Jun 21, 2011

Characteristics of Reward Management


Reward management is fundamentally about people. It is stakeholder orientated, integrated, strategic and evidence based.

Reward Management and People

Reward management is concerned with people — especially the employees who are rewarded for their efforts, skills and contribution but also the directors, managers and reward specialists who plan, manage and administrate rewards. This is in accordance that:
organizations are the people in them: people make the place. His point was that: Attraction to an organization, selection by it, and attrition from it yield particular kinds of persons in an organization. These people determine organizational behaviour Positive job attitudes for workers in an organization can be expected when the natural inclinations of the persons there are allowed to be reflected in their behaviours by the kinds of processes and structures that have evolved there.

A Stakeholder Approach

The purpose of human resource management (HRM) is to meet the needs of all the stakeholders in the business — employees, customers, suppliers and the public at large as well as management and shareholders. Reward management shares that purpose. In doing so, it can make a significant contribution to meeting the varied needs of stakeholders successfully. It is accordingly concerned with improving business performance, shaping the behaviour of employees and developing a climate of trust. And reward management can best do this if it is evidence-based.
But there is also an ethical dimension. Reward management policies in association with HR policies can help to create a working environment that provides for the just, fair and ethical treatment of employees. These are policies about treating people properly and avoiding the creation of unacceptable reward practices that reflect badly on the organization. The bonus schemes for top management operated in the banks and elsewhere in the financial services sector are good examples of where reward policy and practice went wrong. They were against the interests of every stakeholder except the recipients of the huge sums of money involved.

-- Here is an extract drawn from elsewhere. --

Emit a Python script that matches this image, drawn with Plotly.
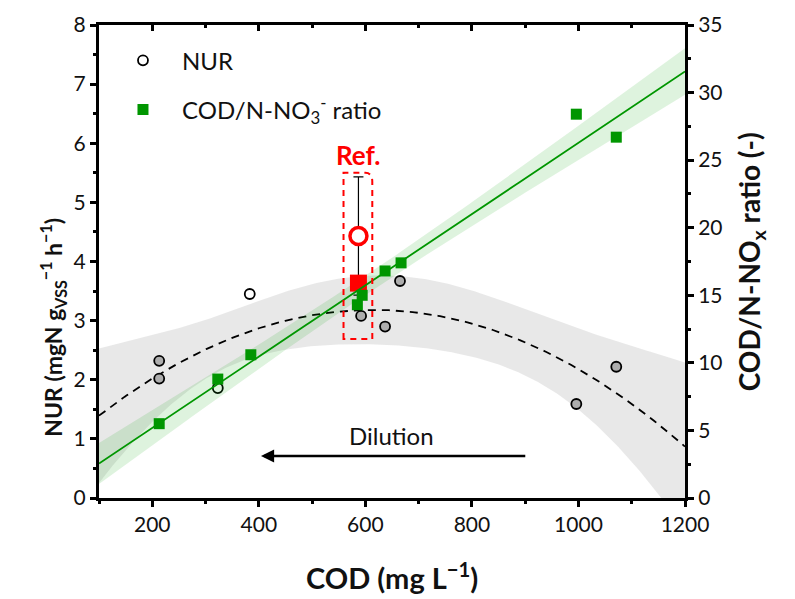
import numpy as np
import plotly.graph_objects as go

# --- measured data -------------------------------------------------------
nur_cod = [213, 213, 323, 383, 592, 637, 665, 996, 1071]
nur_val = [2.32, 2.02, 1.86, 3.45, 3.08, 2.90, 3.67, 1.59, 2.22]

ratio_cod = [213, 323, 385, 585, 594, 637, 667, 996, 1071]
ratio_val = [5.5, 8.8, 10.6, 14.3, 15.0, 16.8, 17.4, 28.4, 26.7]

# reference (undiluted) sample
ref_cod = 587
ref_nur = 4.43
ref_nur_err = 1.0
ref_ratio = 15.9

x_ticks = [200, 400, 600, 800, 1000, 1200]
y_ticks = [0, 1, 2, 3, 4, 5, 6, 7, 8]
y2_ticks = [0, 5, 10, 15, 20, 25, 30, 35]

# --- regression with 90 % confidence band --------------------------------
T90 = {5: 2.015, 6: 1.943, 7: 1.895, 8: 1.860}


def poly_fit_band(x, y, deg, xg):
    x = np.asarray(x, float)
    y = np.asarray(y, float)
    X = np.vander(x, deg + 1)
    beta, *_ = np.linalg.lstsq(X, y, rcond=None)
    resid = y - X @ beta
    dof = len(x) - (deg + 1)
    s2 = resid @ resid / dof
    cov = s2 * np.linalg.inv(X.T @ X)
    Xg = np.vander(xg, deg + 1)
    yg = Xg @ beta
    se = np.sqrt(np.einsum("ij,jk,ik->i", Xg, cov, Xg))
    t = T90[dof]
    return yg, yg - t * se, yg + t * se


xg = np.linspace(100, 1200, 300)
nur_fit, nur_lo, nur_hi = poly_fit_band(nur_cod, nur_val, 2, xg)
rat_fit, rat_lo, rat_hi = poly_fit_band(ratio_cod, ratio_val, 1, xg)

# circles lying inside the grey band get a grey fill
nv = np.array(nur_val)
nur_in_band = (np.interp(nur_cod, xg, nur_lo) <= nv) & (nv <= np.interp(nur_cod, xg, nur_hi))
nur_fill = ["#adadad" if b else "white" for b in nur_in_band]

GREEN = "#009600"
RED = "#ff0000"
FONT = "Lato"
INK = "#111111"

fig = go.Figure()

# NUR quadratic confidence band
fig.add_trace(go.Scatter(x=np.concatenate([xg, xg[::-1]]),
                         y=np.concatenate([nur_hi, nur_lo[::-1]]),
                         fill="toself", fillcolor="rgba(200,200,200,0.42)",
                         line=dict(width=0), hoverinfo="skip", showlegend=False,
                         xaxis="x", yaxis="y"))
# ratio linear confidence band
fig.add_trace(go.Scatter(x=np.concatenate([xg, xg[::-1]]),
                         y=np.concatenate([rat_hi, rat_lo[::-1]]),
                         fill="toself", fillcolor="rgba(0,160,0,0.13)",
                         line=dict(width=0), hoverinfo="skip", showlegend=False,
                         xaxis="x", yaxis="y2"))
# NUR quadratic fit
fig.add_trace(go.Scatter(x=xg, y=nur_fit, mode="lines",
                         line=dict(color="black", width=1.8, dash="8px,6px"),
                         showlegend=False, xaxis="x", yaxis="y"))
# NUR points
fig.add_trace(go.Scatter(x=nur_cod, y=nur_val, mode="markers", showlegend=False,
                         marker=dict(symbol="circle", size=10, color=nur_fill,
                                     line=dict(color="black", width=1.8)),
                         xaxis="x", yaxis="y"))
# reference ratio
fig.add_trace(go.Scatter(x=[ref_cod], y=[ref_ratio], mode="markers",
                         marker=dict(symbol="square", size=17, color=RED),
                         showlegend=False, xaxis="x", yaxis="y2"))
# reference NUR with error bar
fig.add_trace(go.Scatter(x=[ref_cod], y=[ref_nur], mode="markers",
                         marker=dict(symbol="circle", size=17, color="white",
                                     line=dict(color=RED, width=3.5)),
                         error_y=dict(type="data", array=[ref_nur_err],
                                      color="black", thickness=1.2, width=5),
                         showlegend=False, xaxis="x", yaxis="y"))
# ratio linear fit
fig.add_trace(go.Scatter(x=xg, y=rat_fit, mode="lines",
                         line=dict(color=GREEN, width=1.8),
                         showlegend=False, xaxis="x", yaxis="y2"))
# ratio points
fig.add_trace(go.Scatter(x=ratio_cod, y=ratio_val, mode="markers",
                         name="COD/N-NO<sub>3</sub><sup>-</sup> ratio",
                         legendgroup="b", legendrank=2,
                         marker=dict(symbol="square", size=11, color=GREEN),
                         xaxis="x", yaxis="y2"))
# legend entry for NUR
fig.add_trace(go.Scatter(x=[None], y=[None], mode="markers", name="NUR",
                         legendgroup="a", legendrank=1,
                         marker=dict(symbol="circle", size=10, color="white",
                                     line=dict(color="black", width=1.8)),
                         xaxis="x", yaxis="y"))
# carrier for the top mirrored axis
fig.add_trace(go.Scatter(x=[None], y=[None], xaxis="x2", yaxis="y",
                         showlegend=False, hoverinfo="skip"))

tickfont = dict(family=FONT, size=21, color=INK)
axcommon = dict(showline=True, linecolor="black", linewidth=3,
                showgrid=False, zeroline=False, tickcolor="black",
                tickwidth=2.5, ticklen=6, tickfont=tickfont)

fig.update_layout(
    width=795, height=599,
    margin=dict(l=99, r=110, t=25, b=101),
    plot_bgcolor="white", paper_bgcolor="white",
    xaxis=dict(range=[100, 1200], tickvals=x_ticks, ticks="outside",
               minor=dict(dtick=100, tick0=100, ticks="outside", ticklen=3,
                          tickwidth=2.5, tickcolor="black"),
               anchor="y", **axcommon),
    xaxis2=dict(range=[100, 1200], tickvals=x_ticks, ticks="inside",
                showticklabels=False, overlaying="x", side="top", anchor="y",
                minor=dict(dtick=100, tick0=100, ticks="inside", ticklen=3,
                           tickwidth=2.5, tickcolor="black"),
                **axcommon),
    yaxis=dict(range=[0, 8], tickvals=y_ticks, ticks="outside",
               minor=dict(dtick=0.5, ticks="outside", ticklen=3,
                          tickwidth=2.5, tickcolor="black"),
               anchor="x", **axcommon),
    yaxis2=dict(range=[0, 35], tickvals=y2_ticks, ticks="outside",
                minor=dict(dtick=2.5, ticks="outside", ticklen=3,
                           tickwidth=2.5, tickcolor="black"),
                overlaying="y", side="right", anchor="x", **axcommon),
    legend=dict(x=0.0085, y=0.972, xanchor="left", yanchor="top",
                bgcolor="rgba(0,0,0,0)", tracegroupgap=15, itemwidth=68,
                font=dict(family=FONT, size=24, color=INK)),
    showlegend=True,
)

# reference box
fig.add_shape(type="path", xref="x", yref="y",
              path="M 559,2.69 L 559,5.50 L 600,5.50 Q 613,5.50 613,5.35 L 613,2.69 Z",
              line=dict(color=RED, width=2, dash="6px,5px"))

nur_title = "<b>NUR (mgN g<sub>VSS</sub><sup>\u22121</sup> h<sup>\u22121</sup>)</b>"

annotations = [
    dict(x=ref_cod, y=5.80, xref="x", yref="y", text="<b>Ref.</b>", showarrow=False,
         font=dict(family=FONT, size=26, color=RED)),
    dict(x=649, y=1.05, xref="x", yref="y", text="Dilution", showarrow=False,
         font=dict(family=FONT, size=24, color=INK)),
    dict(x=404, y=0.71, xref="x", yref="y", ax=903, ay=0.71, axref="x", ayref="y",
         text="", showarrow=True, arrowhead=2, arrowsize=1.1, arrowwidth=2.4,
         arrowcolor="black"),
    dict(x=0.5, y=-0.21, xref="paper", yref="paper",
         text="<b>COD (mg L<sup>\u22121</sup>)</b>", showarrow=False,
         font=dict(family=FONT, size=29, color=INK)),
    dict(x=-0.11, y=0.36, xref="paper", yref="paper", textangle=-90,
         text=nur_title, showarrow=False,
         font=dict(family=FONT, size=23, color=INK)),
    dict(x=1.148, y=0.5, xref="paper", yref="paper", textangle=-90,
         text="<b>COD/N-NO<sub>x</sub> ratio (-)</b>",
         showarrow=False, font=dict(family=FONT, size=28, color=INK)),
]
fig.update_layout(annotations=annotations)

fig.write_html("out.html")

Integrated Reward Management

Integrated reward management is an approach to reward management that provides for reward policies and practices to be treated as a coherent whole in which the parts contribute in conjunction with one another to ensure that the contribution people make to achieving organizational, departmental and team goals is recognized and rewarded. It consists of a related set of activities that impinge and impact on all aspects of the business and the HRM practices within it. In an integrated approach ‘each individual element of reward supports the other to reinforce organizational objectives.’
Integration takes three forms:
  • Strategic integration: the vertical integration of reward strategy with business strategy.
  • HRM integration: the horizontal integration of reward strategies with other HR strategies, especially those concerned with high performance, engagement, talent management and learning and development.
  • Reward integration: the internal integration of reward to ensure that its various aspects cohere and that a total reward philosophy is adopted that means a full range of mutually supporting financial and non-financial rewards is used.
The integrated approach adopted by Aegon UK is:
  • Reward: market driven, with overall performance dictating rate of progress of salaries within broad bands rather then existing grades.
  • Recruitment: competency based, with multi-assessment processes as the basic approach.
  • Performance management: not linked to pay, concentrated on personal development, objective setting and competency development.
  • Training and development: targeted on key competencies and emphasizing self-development.

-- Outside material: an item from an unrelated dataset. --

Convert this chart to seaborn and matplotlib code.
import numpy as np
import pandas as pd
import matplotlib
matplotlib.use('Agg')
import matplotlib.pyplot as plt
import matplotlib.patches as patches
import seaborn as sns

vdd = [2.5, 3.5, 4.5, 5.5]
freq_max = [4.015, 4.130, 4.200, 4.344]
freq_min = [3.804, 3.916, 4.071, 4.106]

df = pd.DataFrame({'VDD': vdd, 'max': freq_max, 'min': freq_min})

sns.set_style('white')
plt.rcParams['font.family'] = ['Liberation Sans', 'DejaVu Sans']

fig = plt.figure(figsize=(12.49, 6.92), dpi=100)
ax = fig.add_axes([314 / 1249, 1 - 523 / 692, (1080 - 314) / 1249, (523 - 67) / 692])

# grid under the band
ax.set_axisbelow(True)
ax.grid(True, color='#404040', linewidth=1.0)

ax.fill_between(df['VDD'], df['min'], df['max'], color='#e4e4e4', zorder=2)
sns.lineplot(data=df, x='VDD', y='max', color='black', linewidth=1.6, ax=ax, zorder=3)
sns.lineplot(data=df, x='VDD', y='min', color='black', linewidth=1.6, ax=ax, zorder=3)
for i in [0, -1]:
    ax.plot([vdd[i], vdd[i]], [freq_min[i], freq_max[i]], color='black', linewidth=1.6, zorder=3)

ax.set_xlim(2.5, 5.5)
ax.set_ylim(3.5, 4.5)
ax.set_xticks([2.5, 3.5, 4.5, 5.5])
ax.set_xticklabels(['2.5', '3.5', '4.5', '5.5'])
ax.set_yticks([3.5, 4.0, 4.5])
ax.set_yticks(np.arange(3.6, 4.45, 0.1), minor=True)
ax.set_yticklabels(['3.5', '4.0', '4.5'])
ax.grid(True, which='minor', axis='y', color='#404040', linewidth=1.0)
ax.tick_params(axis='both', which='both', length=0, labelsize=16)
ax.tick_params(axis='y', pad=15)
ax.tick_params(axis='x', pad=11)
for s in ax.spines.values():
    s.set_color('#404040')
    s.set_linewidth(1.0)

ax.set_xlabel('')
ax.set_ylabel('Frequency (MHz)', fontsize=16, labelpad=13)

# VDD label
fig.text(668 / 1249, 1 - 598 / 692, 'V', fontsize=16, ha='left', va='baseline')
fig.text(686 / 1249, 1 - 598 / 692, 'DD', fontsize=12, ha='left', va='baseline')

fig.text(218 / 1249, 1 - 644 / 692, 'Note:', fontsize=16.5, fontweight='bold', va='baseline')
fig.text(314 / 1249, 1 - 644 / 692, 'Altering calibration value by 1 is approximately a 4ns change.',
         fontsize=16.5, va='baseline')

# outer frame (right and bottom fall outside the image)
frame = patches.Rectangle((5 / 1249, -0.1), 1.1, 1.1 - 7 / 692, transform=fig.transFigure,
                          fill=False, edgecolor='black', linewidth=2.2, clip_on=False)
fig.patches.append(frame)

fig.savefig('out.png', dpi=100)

Strategic Reward Management

Strategic reward can be described as an attitude of mind — to be convinced of the virtue of systematically deciding what must be done and to believe in the need to plan ahead and make the plans happen. Strategic reward ‘is ultimately a way of thinking that you can apply to any reward issue arising in your organization, to see how you can create value. Its aim is to create reward processes which are based on beliefs about what the organization values and wants to achieve. It does this by aligning reward practices with both business goals and employee values.’ Strategic reward focuses on methods of achieving vertical, horizontal and internal integration.

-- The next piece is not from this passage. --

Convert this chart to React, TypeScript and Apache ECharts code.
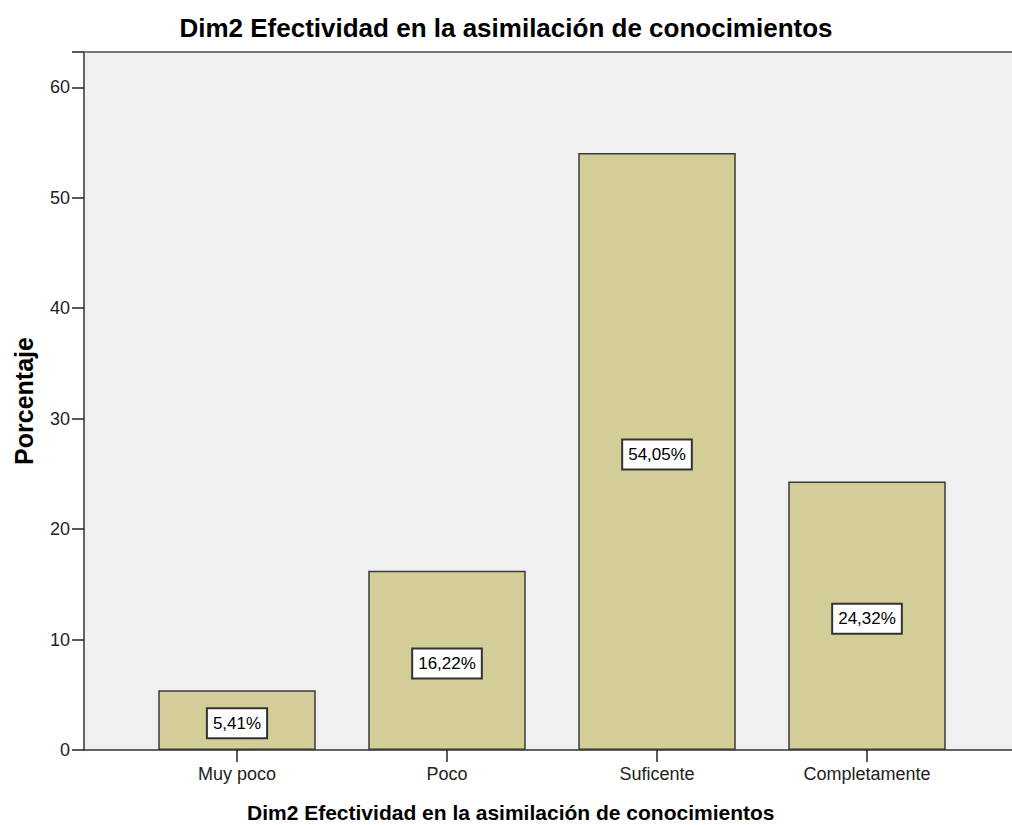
import React, { useEffect, useRef } from "react";
import * as echarts from "echarts";

const categories = ["Muy poco", "Poco", "Suficente", "Completamente"];
const percentages = [5.41, 16.22, 54.05, 24.32];
const yTicks = [0, 10, 20, 30, 40, 50, 60];
const titleText = "Dim2 Efectividad en la asimilación de conocimientos";
const xTitle = "Dim2 Efectividad en la asimilación de conocimientos";
const yTitle = "Porcentaje";

const FONT = "'Liberation Sans', Arial, sans-serif";
const Y_MAX = 63.2;

export default function App() {
  const ref = useRef<HTMLDivElement>(null);
  useEffect(() => {
    if (!ref.current) return;
    const chart = echarts.init(ref.current, undefined, { renderer: "svg" });
    chart.setOption({
      animation: false,
      backgroundColor: "#ffffff",
      textStyle: { fontFamily: FONT },
      title: [
        {
          text: titleText,
          left: "center",
          top: 10,
          textStyle: { fontFamily: FONT, fontSize: 26, fontWeight: "bold", color: "#000" },
        },
        {
          text: xTitle,
          left: 247,
          top: 802,
          padding: 0,
          textStyle: { fontFamily: FONT, fontSize: 21, fontWeight: "bold", color: "#000" },
        },
      ],
      grid: [
        {
          left: 84, right: 0, top: 52, bottom: 75,
          show: true, backgroundColor: "#f0f0f0", borderWidth: 0,
          containLabel: false, outerBoundsMode: "none",
        },
        {
          left: 132, right: 40, top: 52, bottom: 75,
          containLabel: false, outerBoundsMode: "none",
        },
      ],
      xAxis: [
        {
          gridIndex: 0, type: "value", min: 0, max: 1,
          axisLine: { show: true, lineStyle: { color: "#333", width: 1.5 } },
          axisTick: { show: false }, axisLabel: { show: false }, splitLine: { show: false },
        },
        {
          gridIndex: 0, type: "value", min: 0, max: 1, position: "top",
          axisLine: { show: true, lineStyle: { color: "#777", width: 2 } },
          axisTick: { show: false }, axisLabel: { show: false }, splitLine: { show: false },
        },
        {
          gridIndex: 1, type: "category", data: categories,
          axisLine: { show: false },
          axisTick: { show: true, alignWithLabel: true, length: 12, lineStyle: { color: "#222", width: 1.5 } },
          axisLabel: { fontFamily: FONT, fontSize: 18, color: "#222", margin: 15 },
        },
      ],
      yAxis: [
        {
          gridIndex: 0, type: "value", min: 0, max: Y_MAX, interval: 10,
          axisLine: { show: true, lineStyle: { color: "#333", width: 1.5 } },
          axisTick: { show: true, length: 12, lineStyle: { color: "#222", width: 1.5 } },
          axisLabel: {
            fontFamily: FONT, fontSize: 18, color: "#222", margin: 14,
            formatter: (v: number) => (yTicks.includes(v) ? String(v) : ""),
          },
          splitLine: { show: false },
          name: yTitle,
          nameLocation: "middle",
          nameGap: 48,
          nameTextStyle: { fontFamily: FONT, fontSize: 25, fontWeight: "bold", color: "#000" },
        },
        {
          gridIndex: 1, type: "value", min: 0, max: Y_MAX, show: false,
        },
      ],
      series: [
        {
          type: "bar",
          xAxisIndex: 2,
          yAxisIndex: 1,
          data: percentages,
          barWidth: "75%",
          itemStyle: { color: "#d3cd98", borderColor: "#3a3a3a", borderWidth: 1.5 },
          label: {
            show: true,
            position: "inside",
            offset: [0, 3],
            formatter: (p: any) => p.value.toFixed(2).replace(".", ",") + "%",
            fontFamily: FONT,
            fontSize: 17,
            color: "#000",
            backgroundColor: "#fff",
            borderColor: "#333",
            borderWidth: 2,
            padding: [6, 5, 5, 5],
          },
        },
      ],
    });
    return () => chart.dispose();
  }, []);
  return (
    <div
      ref={ref}
      style={{ position: "fixed", left: 0, top: 0, width: 1012, height: 825 }}
    />
  );
}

Evidence-Based Reward Management

Evidence-based reward management is the management of reward systems on the basis of fact rather than opinion, on understanding rather than assumptions, on grounded theory rather than dogma. This is in line with the views of the logical positivists  that it is necessary to seek ‘analytical truths’ and that the fundamental question to ask when examining beliefs is: ‘How do you know what you think you know?’ It is also in accord that beliefs can only be expressed in statements that ‘face the tribunal of experience’.
Use is made in evidence-based reward management of the extensive research conducted over the last 50 years into how reward systems work in organizations and what can be done to improve them. It subjects the theories derived from this research to critical evaluation on their relevance and application in the context of particular organizations. Someone once said that ‘theory without practice is sterile, practice without theory is futile.’ But it should be remembered that, there is nothing as practical as a good theory: that is, one substantiated by rigorous research within organizations that tells you how it is and not how you think it is.
Importantly, evidence-based reward management also makes use of the information obtained from the detailed evaluation of the effectiveness and impact of existing reward practices and from systematic benchmarking. It is concerned with establishing what constitutes good practice, although it does not assume that good practice is necessarily ‘best practice’. What works well elsewhere will not necessarily work as well within the organization. In general, best fit is more important than best practice.